Recession fear sends oil plummeting

Crude oil prices fell on Thursday following the terrorist bombings in London

Crude oil prices fell on Thursday following the terrorist bombings in London, according to Bloomberg news service. After reaching a record $62.10 a barrel in New York, oil prices dropped as much as $4.08. It was the biggest price swing in 14 years.

“My initial reaction was like everyone else’s in which we typically view a terrorist attack as something that would move prices higher because it adds to fears,” Doug MacIntyre, senior oil market analyst for the U.S. Energy Information Administration told Fleet Owner. “However, the market interpreted [the attack] instead as more akin to the aftermath of 9/11, that is, it would drive economies down and oil demand lower. Following 9/11 we saw a dramatic drop in economic activity, which pushed down crude oil prices.”

West Texas Intermediate crude oil prices on Nov. 15, 2001 closed at $17.50 per barrel, marking a 37% drop from the Sept. 11 closing price of $27.65.

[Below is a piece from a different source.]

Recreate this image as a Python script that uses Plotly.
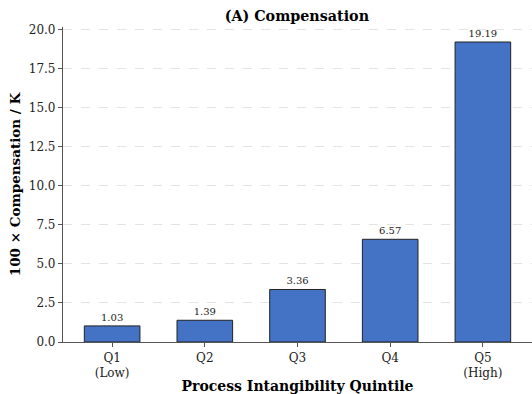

“England is one of the top consuming countries and any attack on a major consuming country may solicit the same type of reaction,” said MacIntyre. “And again the question this brings up is how might this impact people traveling to Europe. But it took only hours to see the market reaction as an overreaction. Prices actually went above the Wednesday close yesterday before settling slightly below Wednesday closing prices. The initial reaction was that demand is in for another post-9/11 recession and then the market quickly discounted that.”

Thursday’s oil prices reached their peak at about 5 a.m. New York time amid concern that Hurricane Dennis will reach the Gulf of Mexico and disrupt production as Hurricane Ivan did last September. A report showing rising U.S. supplies of distillate fuels, a category that includes heating oil and diesel, also helped to push prices lower.

Crude oil for August delivery fell 55 cents, or 0.9 percent, to close Thursday at $60.73 a barrel on the New York Mercantile Exchange. Oil is up 55 percent over all from a year ago, however.